Another approach one can take is self seeding. It’s the same, but different.
srandom((unsigned)random());
Future proof your code by allowing the seed values to increase over time.
srand (rand () % r_sys_now ());
A little of this, a little of that.
srand((time(NULL) + buf_len) ^ rand());
Much more sophisticated seeding methods are also possible.
ptr=&cp[0];
strcpy(cp,THISVERSION);
x=strlen(THISVERSION);
for(i=0;i<x;i++)
y+=*ptr++;
srand(y);
Remember to always initialize the seed from a copy of the version string, not the original.
If you don’t have a version string, pretend you do.
char stackdata[256];
unsigned int c = 1234, n;
c = time(NULL);
c *= getpid();
/* Referenced before set... DELIBERATELY */
for (n = 0; n < sizeof(stackdata); n++) /* IGNORE WARNING */
c += stackdata[n]; /* DELIBERATELY USED BEFORE SET */
srand((unsigned int)c);
Don’t be afraid to reseed too frequently. Once per random number is good if your program runs slowly.
int getrand(int toprange)
{
srand((int)(time(NULL) * getpid()));
return (rand() % toprange) +1;
}
The multitude of random number generators also permits cross seeding.

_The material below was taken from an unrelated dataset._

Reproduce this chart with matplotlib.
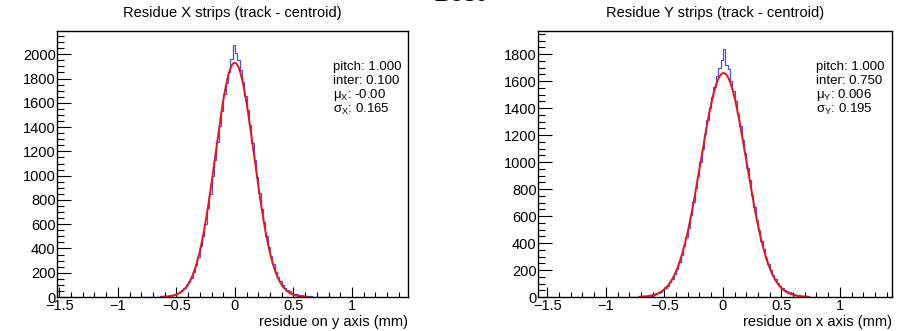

seedbufptr[0] = (unsigned short)rand();
seedbufptr[1] = (unsigned short)rand();
seedbufptr[2] = (unsigned short)rand();
(void)seed48(seedbufptr);
If you need a really good seed, look to the OpenSSL RAND functions.
unsigned char s[16] = { 0 };
int seed = 0;
RAND_bytes(s, 16);
s[15] = '\0';
seed = ElfHash(s);
srand48((long) seed);
Take 16 bytes of random data. No, wait, make that 15 bytes. Then hash it to four bytes to really squeeze the entropy in. Then seed.
Of course, this can be done both ways. The output of rand can be used to seed OpenSSL RAND. Or attempted, anyway.
char buffer[256]="";
char randombytes[256];
time_t t = time(NULL);
int n;
srand((unsigned int)t);
sprintf(buffer, "%.0f", (((double)(rand()%RAND_MAX)/RAND_MAX)*
(sizeof(randombytes)-128-1)));
n = (atoi(buffer)+1)%(sizeof(randombytes)-128-1);
RAND_seed(randombytes, 128);
Yes, you are reading that correctly. Seed rand with the current time, then print a random number into a buffer. Convert the buffer back into a number. Discard the number. Seed RAND with a different, uninitialized array. I don’t use this program. Maybe you do.
The deficiencies of rand have been known for some time, leading some software to work around them.
/* First generate RAND_HEAD_LEN-2 random bytes. We encrypt the
* output of rand() to get less predictability, since rand() is
* often poorly implemented.
One can also try varying the output a bit.
return (rand() * rand() + (rand() >> (sizeof(int) * 4)) + (cnt++)) & INT_MAX;
Apart from the fact that signed integer overflow is undefined behavior, that’s a great way to turn a uniform random number generator into a biased random number generator.
I ran out of funny trying to describe what’s happening here.
hptr->id = htons(ntohs(hptr->id) + k + lrand48() & 0xffff);
Another amusing code snippet observed.
#define arc4random() random()
At least this way the code looks like it’s using unpredictable numbers. Another form of deception is to leave misleading comments.
/* true_random -- generate a crypto-quality random number. */
static int true_random(void)
{
/* crap. this isn't crypto quality, but it will be Good Enough */
srand((unsigned int)(((time_now >> 32) ^ time_now) & 0xffffffff));
return rand() & 0x0FFFF;
}
Much better without the comments.
static unsigned long
generate_hash_secret_salt(void)
{
unsigned int seed = time(NULL) % UINT_MAX;
srand(seed);
return rand();
}
appendix
Some random gold from Daily WTF.
Now, of course, maybe all these examples are quite safe in context and I’m over reacting because nobody in real life would ever use rand to generate disk encryption keys.
TIFU by using Math.random has some interesting details about how just how bad random can be.
I guess it’s good news that malware authors repeatedly make the same mistakes?
Voting machines make it easy to guess the seed time by printing it out for you.
It was noted in 2012 that libexpat random is weak. And then nothing happened for three years. Then came a 2015 redhat bug. Now in 2016 it’s not one but two more CVEs. One could use arc4random like OpenBSD, but then your secret hashes would be unpredictable.
7z uses the tried and true time and pid technique.
Nobody will ever guess your 32-bit time seeded bitcoin wallet.